Scientific Seminars

The Search for Radio Afterglows of Orphan GRBs and Gravitational Wave Sources

K. Mooley
Oxford University

2015-10-13    11.00    Merate - POE

All of our knowledge about GRBs as radio transients has come via radio follow-up of relativistically- beamed events identified by synoptic survey telescopes at X-ray or gamma-ray wavelengths. However, with the ability to capture off-axis and dust-obscured phenomena, radio surveys offer unique discovery opportunities and strong diagnostics for orphan long-GRB afterglows as well as the coalescence of compact star binaries. The former are expected to be a significantly larger population compared to beamed GRBs, while the latter are the most compelling GW sources expected from aLIGO. I will describe the observational signatures of these transients and argue that observations at radio wavelengths are just as powerful as the optical, if not more, in detecting the EM counterparts of GW sources. The time is ripe for finding these sources due to the availability of sensitive wide-field radio survey facilities and the imminent aLIGO observing runs expected to make ground-breaking discoveries of GW sources within this decade.
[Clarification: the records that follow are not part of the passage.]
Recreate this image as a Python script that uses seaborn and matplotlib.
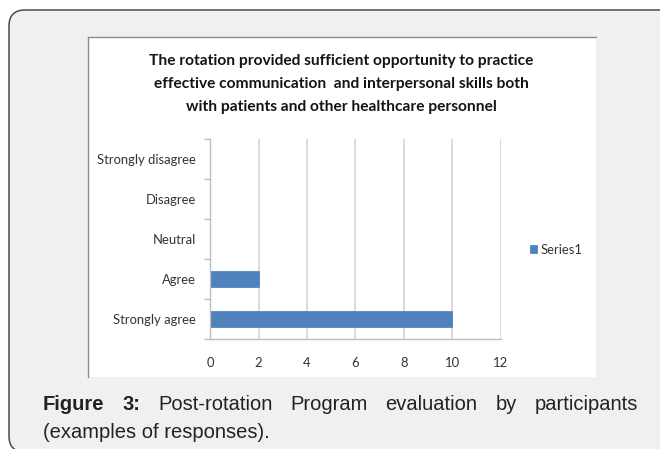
import matplotlib
matplotlib.use('Agg')
import matplotlib.pyplot as plt
import seaborn as sns
import pandas as pd
from matplotlib.patches import FancyBboxPatch, Rectangle
from matplotlib.lines import Line2D

# ---- data ----
categories = ['Strongly disagree', 'Disagree', 'Neutral', 'Agree', 'Strongly agree']
counts = [0, 0, 0, 2, 10]
x_ticks = [0, 2, 4, 6, 8, 10, 12]
series_name = 'Series1'
title_lines = [
    "The rotation provided sufficient opportunity to practice",
    "effective communication  and interpersonal skills both",
    "with patients and other healthcare personnel",
]
caption_bold = ['Figure', '3:']
caption_words = ['Post-rotation', 'Program', 'evaluation', 'by', 'participants']
caption_line2 = '(examples of responses).'

W, H = 660, 449
BAR = '#4f81bd'

sns.set_theme(style='white')
plt.rcParams['font.family'] = ['Lato', 'DejaVu Sans']

fig = plt.figure(figsize=(W / 100, H / 100), dpi=100)
fig.patch.set_facecolor('white')


def fx(px):
    return px / W


def fy(py):
    return 1 - py / H


# outer rounded box (in inches so the corner stays round)
outer = FancyBboxPatch((0.09, (H - 452) / 100), 7.0, 4.42,
                       boxstyle='round,pad=0,rounding_size=0.16',
                       transform=fig.dpi_scale_trans, facecolor='#eff0f2',
                       edgecolor='#4a4a4a', linewidth=1.1, zorder=0)
fig.patches.append(outer)

# white chart panel
panel = Rectangle((fx(88), fy(377)), fx(596) - fx(88), fy(37) - fy(377),
                  transform=fig.transFigure, facecolor='white', edgecolor='none', zorder=1)
fig.patches.append(panel)
fig.lines.append(Line2D([fx(88), fx(88)], [fy(377), fy(37)], transform=fig.transFigure,
                        color='#8a8a8a', lw=1.0, zorder=2))
fig.lines.append(Line2D([fx(88), fx(596)], [fy(37), fy(37)], transform=fig.transFigure,
                        color='#8a8a8a', lw=1.0, zorder=2))

# title
for i, line in enumerate(title_lines):
    fig.text(fx(341), fy(61 + 23 * i), line, ha='center', va='center',
             fontsize=11.2, fontweight='bold', color='#141414', zorder=3)

# ---- bar chart ----
ax = fig.add_axes([fx(210), fy(339), fx(501) - fx(210), (339 - 139) / H])
ax.set_zorder(3)
ax.patch.set_alpha(0)
df = pd.DataFrame({'response': categories, 'count': counts})
sns.barplot(data=df, x='count', y='response', order=categories, orient='h',
            color=BAR, saturation=1, width=0.4, linewidth=0.5, edgecolor='#4a7bb6',
            label=series_name, ax=ax)

ax.set_xlim(0, 12)
ax.set_ylim(4.5, -0.5)
ax.set_xticks(x_ticks)
ax.set_xlabel('')
ax.set_ylabel('')
ax.xaxis.grid(True, color='#d4d4d4', lw=1.2)
ax.yaxis.grid(False)
ax.set_axisbelow(True)
for side in ['top', 'right']:
    ax.spines[side].set_visible(False)
for side in ['left', 'bottom']:
    ax.spines[side].set_color('#bdbdbd')
    ax.spines[side].set_linewidth(1.0)

ax.set_yticks(range(len(categories)))
ax.set_yticklabels(categories)
ax.set_yticks([i - 0.5 for i in range(len(categories) + 1)], minor=True)
ax.tick_params(axis='y', which='major', length=0, pad=10, labelsize=9.4, labelcolor='#333333')
ax.tick_params(axis='y', which='minor', length=4, direction='out', color='#bdbdbd', width=1)
ax.tick_params(axis='x', which='major', length=5, direction='out', color='#bdbdbd', width=1,
               pad=8, labelsize=9.4, labelcolor='#333333')
ax.tick_params(left=False, which='major')
ax.tick_params(axis='y', which='minor', left=True)

leg = ax.legend(loc='center left', bbox_to_anchor=(fx(523), fy(250)),
                bbox_transform=fig.transFigure, frameon=False, fontsize=9.4,
                handlelength=0.55, handleheight=0.55, handletextpad=0.3, borderpad=0)
for t in leg.get_texts():
    t.set_color('#333333')

# ---- caption (justified first line) ----
cap_font = dict(family=['Liberation Sans', 'DejaVu Sans'], fontsize=14.5, color='#222222')
fig.canvas.draw()
renderer = fig.canvas.get_renderer()
left_px, right_px, y1 = 43, 638, 405
words = [(w, 'bold') for w in caption_bold] + [(w, 'normal') for w in caption_words]
items = []
total = 0
for w, weight in words:
    t = fig.text(0, 0, w, fontweight=weight, va='center', zorder=5, **cap_font)
    wpx = t.get_window_extent(renderer).width
    items.append((t, wpx))
    total += wpx
gap = (right_px - left_px - total) / (len(items) - 1)
x = left_px
for t, wpx in items:
    t.set_position((fx(x), fy(y1)))
    x += wpx + gap
fig.text(fx(left_px), fy(y1 + 28), caption_line2, va='center', zorder=5, **cap_font)

fig.savefig('out.png', dpi=100)
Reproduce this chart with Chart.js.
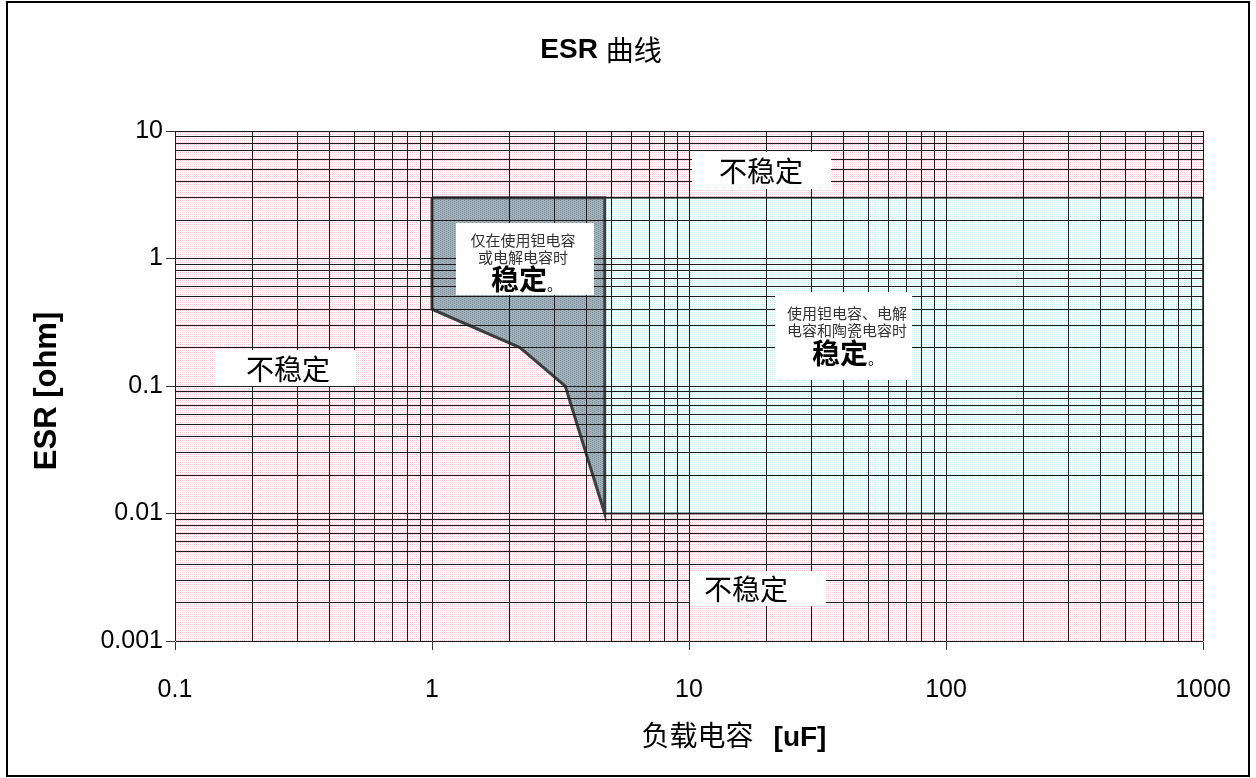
<!DOCTYPE html>
<html>
<head>
<meta charset="utf-8">
<script src="https://cdn.jsdelivr.net/npm/chart.js@4.4.1/dist/chart.umd.min.js"></script>
<style>
  html, body { margin: 0; padding: 0; background: #fff; }
  canvas { display: block; }
</style>
</head>
<body>
<canvas id="esr" width="1256" height="778"></canvas>
<script>
// Axis decades
const xTickLabels = ['0.1', '1', '10', '100', '1000'];
const yTickLabels = ['0.001', '0.01', '0.1', '1', '10'];

// Region stable only with tantalum / electrolytic capacitors (closed outline)
const tantalumCap = [1, 4.7, 4.7, 3.3, 2.2, 1, 1];
const tantalumEsr = [3, 3, 0.01, 0.1, 0.2, 0.4, 3];

// Region stable with tantalum, electrolytic and ceramic capacitors (closed outline)
const allCap = [4.7, 1000, 1000, 4.7, 4.7];
const allEsr = [3, 3, 0.01, 0.01, 3];

// Texts
const titleLatin = 'ESR';
const titleCjk = '曲线';
const xTitleCjk = '负载电容';
const xTitleUnit = '[uF]';
const yTitle = 'ESR [ohm]';
const unstableText = '不稳定';
const tantalumNote = ['仅在使用钽电容', '或电解电容时'];
const allNote = ['使用钽电容、电解', '电容和陶瓷电容时'];
const stableText = '稳定';
const stop = '。';

const LATIN = "'Liberation Sans', Arial, 'Noto Sans CJK SC', sans-serif";
const CJK = "'Noto Sans CJK SC', 'Liberation Sans', sans-serif";

// Log grid: every integer multiple inside each decade
function decadeGrid(labels) {
  const majors = labels.map(Number);
  const out = [];
  for (let i = 0; i < majors.length; i++) {
    out.push({ value: majors[i], major: true });
    if (i < majors.length - 1) {
      for (let m = 2; m <= 9; m++) {
        out.push({ value: Number((m * majors[i]).toPrecision(6)), major: false });
      }
    }
  }
  return out;
}

const ctx = document.getElementById('esr').getContext('2d');

function tilePattern(bg, dot, cells) {
  const t = document.createElement('canvas');
  t.width = 4; t.height = 4;
  const g = t.getContext('2d');
  g.fillStyle = bg; g.fillRect(0, 0, 4, 4);
  g.fillStyle = dot;
  cells.forEach(([x, y]) => g.fillRect(x, y, 1, 1));
  return ctx.createPattern(t, 'repeat');
}
const dotCells = [[0, 0], [2, 0], [0, 2], [2, 2]];
const pinkFill = tilePattern('#ffffff', '#f8cdd3', dotCells);
const cyanFill = tilePattern('#ffffff', '#c9eeee', dotCells);
const slateFill = tilePattern('#a3b2ba', '#7d8d97', [[0, 0], [2, 1], [0, 2], [2, 3]]);

const toPoints = (xs, ys) => xs.map((x, i) => ({ x, y: ys[i] }));

// Text boxes placed in data coordinates; text offsets are in pixels from the box's top-left
const notes = [
  { box: [10.27, 35.7, 6.84, 3.51], lines: [{ text: unstableText, font: '28px ' + CJK, color: '#000', dx: 69, dy: 19 }] },
  { box: [0.1443, 0.506, 0.1916, 0.1], lines: [{ text: unstableText, font: '28px ' + CJK, color: '#000', dx: 72, dy: 19 }] },
  { box: [10.09, 34.1, 0.00354, 0.00188], lines: [{ text: unstableText, font: '28px ' + CJK, color: '#000', dx: 56, dy: 18 }] },
  { box: [1.24, 4.27, 1.898, 0.517], lines: [
      { text: tantalumNote[0], font: '15px ' + CJK, color: '#333', dx: 67, dy: 17 },
      { text: tantalumNote[1], font: '15px ' + CJK, color: '#333', dx: 67, dy: 34 },
      { text: stableText, font: 'bold 28px ' + CJK, color: '#000', dx: 63, dy: 56, tail: stop }
  ] },
  { box: [21.6, 73.8, 0.546, 0.1114], lines: [
      { text: allNote[0], font: '15px ' + CJK, color: '#333', dx: 72, dy: 21 },
      { text: allNote[1], font: '15px ' + CJK, color: '#333', dx: 72, dy: 38 },
      { text: stableText, font: 'bold 28px ' + CJK, color: '#000', dx: 65, dy: 61, tail: stop }
  ] }
];

const decor = {
  id: 'decor',
  beforeDraw(chart) {
    const { ctx: c, chartArea: a } = chart;
    c.save();
    c.fillStyle = '#ffffff';
    c.fillRect(0, 0, chart.width, chart.height);
    c.fillStyle = pinkFill;
    c.fillRect(a.left, a.top, a.right - a.left, a.bottom - a.top);
    c.restore();
  },
  afterDraw(chart) {
    const c = chart.ctx;
    const xs = chart.scales.x, ys = chart.scales.y;
    c.save();
    // annotation boxes
    notes.forEach(n => {
      const x0 = xs.getPixelForValue(n.box[0]), x1 = xs.getPixelForValue(n.box[1]);
      const y0 = ys.getPixelForValue(n.box[2]), y1 = ys.getPixelForValue(n.box[3]);
      c.fillStyle = '#ffffff';
      c.fillRect(x0, y0, x1 - x0, y1 - y0);
      n.lines.forEach(l => {
        c.font = l.font;
        c.fillStyle = l.color;
        c.textAlign = 'center';
        c.textBaseline = 'middle';
        c.fillText(l.text, x0 + l.dx, y0 + l.dy);
        if (l.tail) {
          const w = c.measureText(l.text).width;
          c.font = '15px ' + CJK;
          c.textAlign = 'left';
          c.fillText(l.tail, x0 + l.dx + w / 2, y0 + l.dy + 5);
        }
      });
    });

    // chart title
    c.textBaseline = 'middle';
    c.textAlign = 'left';
    c.fillStyle = '#000';
    c.font = 'bold 28px ' + LATIN;
    const wA = c.measureText(titleLatin + ' ').width;
    c.font = '28px ' + CJK;
    const wB = c.measureText(titleCjk).width;
    const tx = 601 - (wA + wB) / 2;
    c.font = 'bold 28px ' + LATIN;
    c.fillText(titleLatin, tx, 50);
    c.font = '28px ' + CJK;
    c.fillText(titleCjk, tx + wA, 50);

    // x axis title
    c.font = '28px ' + CJK;
    const w1 = c.measureText(xTitleCjk).width;
    c.font = 'bold 28px ' + LATIN;
    const w2 = c.measureText(xTitleUnit).width;
    const gap = 20;
    const sx = 734 - (w1 + gap + w2) / 2;
    c.font = '28px ' + CJK;
    c.fillText(xTitleCjk, sx, 735);
    c.font = 'bold 28px ' + LATIN;
    c.fillText(xTitleUnit, sx + w1 + gap, 738);

    // y axis title
    c.translate(47, 391);
    c.rotate(-Math.PI / 2);
    c.textAlign = 'center';
    c.font = 'bold 31px ' + LATIN;
    c.fillText(yTitle, 0, 0);
    c.restore();

    // outer frame
    c.save();
    c.fillStyle = '#ffffff';
    c.fillRect(0, 0, 6, chart.height);
    c.fillRect(0, 0, chart.width, 1);
    c.strokeStyle = '#000';
    c.lineWidth = 2;
    c.strokeRect(7, 2, 1242, 774);
    c.restore();
  }
};

const gridStyle = {
  z: 1,
  color: '#1c1c1c',
  lineWidth: 1,
  drawTicks: true,
  tickLength: 9,
  tickColor: (c) => (c.tick && c.tick.major ? '#333' : 'rgba(0,0,0,0)')
};

new Chart(ctx, {
  type: 'scatter',
  data: {
    datasets: [
      {
        label: 'tantalum',
        data: toPoints(tantalumCap, tantalumEsr),
        showLine: true,
        fill: 'shape',
        backgroundColor: slateFill,
        borderColor: '#3a3e41',
        borderWidth: 3,
        pointRadius: 0,
        tension: 0
      },
      {
        label: 'all',
        data: toPoints(allCap, allEsr),
        showLine: true,
        fill: 'shape',
        backgroundColor: cyanFill,
        borderColor: '#4a4f52',
        borderWidth: 2,
        pointRadius: 0,
        tension: 0
      }
    ]
  },
  plugins: [decor],
  options: {
    responsive: false,
    animation: false,
    devicePixelRatio: 1,
    layout: { padding: { top: 131, right: 53, bottom: 0, left: 0 } },
    plugins: { legend: { display: false }, tooltip: { enabled: false }, title: { display: false } },
    scales: {
      x: {
        type: 'logarithmic',
        min: 0.1,
        max: 1000,
        afterBuildTicks: (s) => { s.ticks = decadeGrid(xTickLabels); },
        afterFit: (s) => { s.height = 137; },
        grid: gridStyle,
        border: { display: true, color: '#555', width: 1 },
        ticks: {
          autoSkip: false,
          maxRotation: 0,
          padding: 25,
          color: '#000',
          font: { family: LATIN, size: 25 },
          callback: (v) => (xTickLabels.includes(String(v)) ? String(v) : '')
        }
      },
      y: {
        type: 'logarithmic',
        min: 0.001,
        max: 10,
        afterBuildTicks: (s) => { s.ticks = decadeGrid(yTickLabels); },
        afterFit: (s) => { s.width = 175; },
        grid: gridStyle,
        border: { display: true, color: '#333', width: 1 },
        ticks: {
          autoSkip: false,
          padding: 3,
          color: '#000',
          font: { family: LATIN, size: 25 },
          callback: (v) => (yTickLabels.includes(String(v)) ? String(v) : '')
        }
      }
    }
  }
});
</script>
</body>
</html>
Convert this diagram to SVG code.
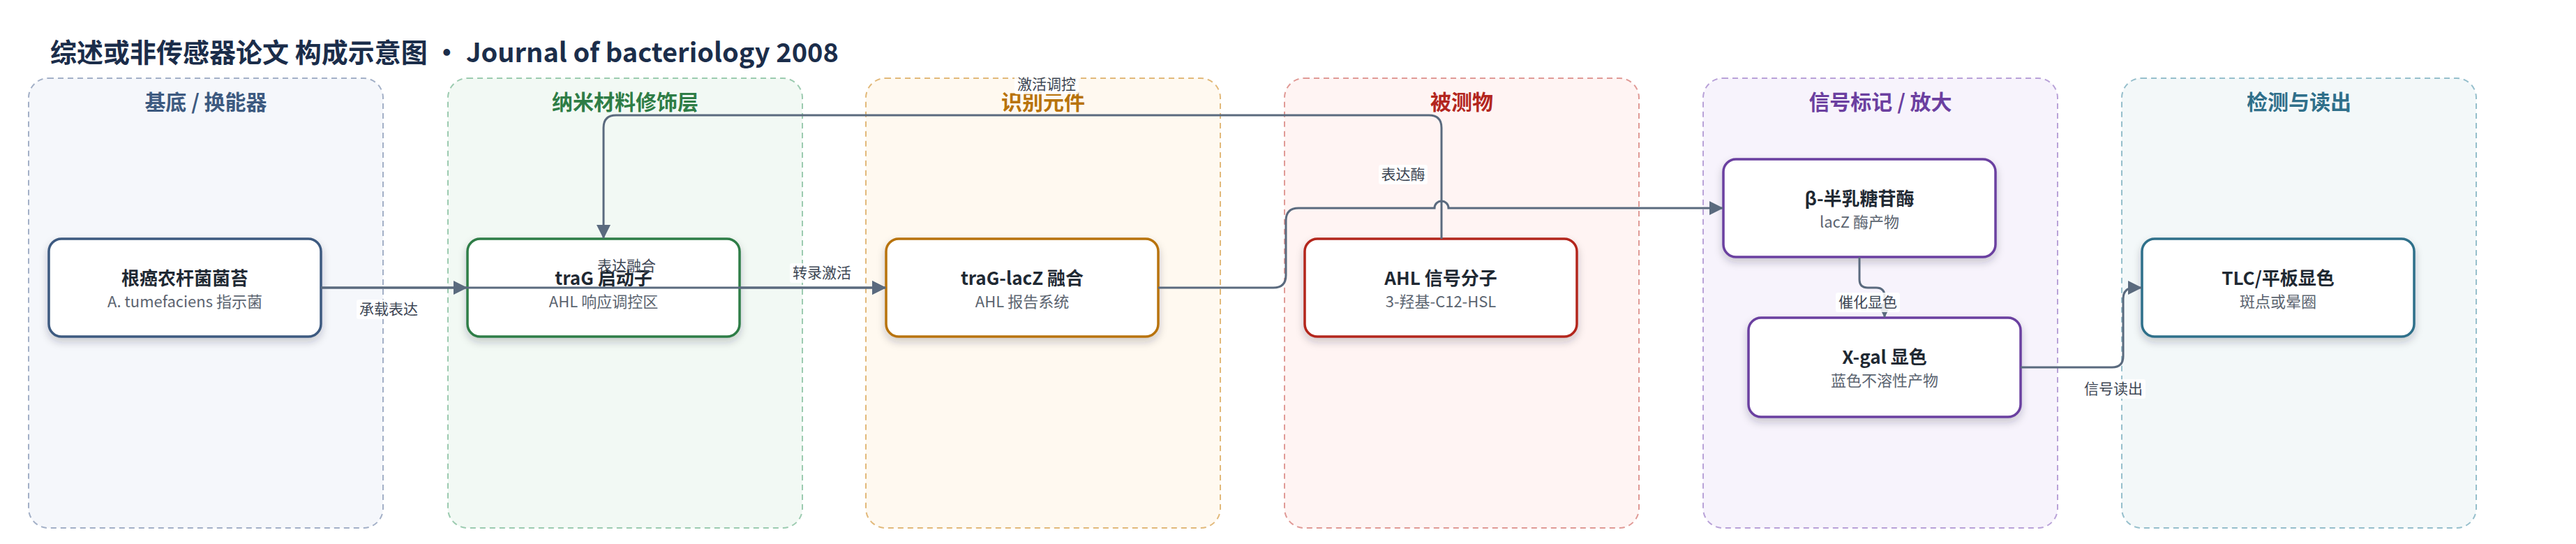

I will further describe our recently-completed Jansky VLA radio transient program, the Caltech-NRAO Stripe 82 Survey, that has led to the discovery of extragalactic explosion candidates, some of which could be orphan afterglows. I will also explore the potential of the VLA Sky Survey (VLASS) and the surveys planned for the SKA Pathfinders, such as ASKAP and MeerKAT, in the context of finding radio afterglows of orphan GRBs and GW sources.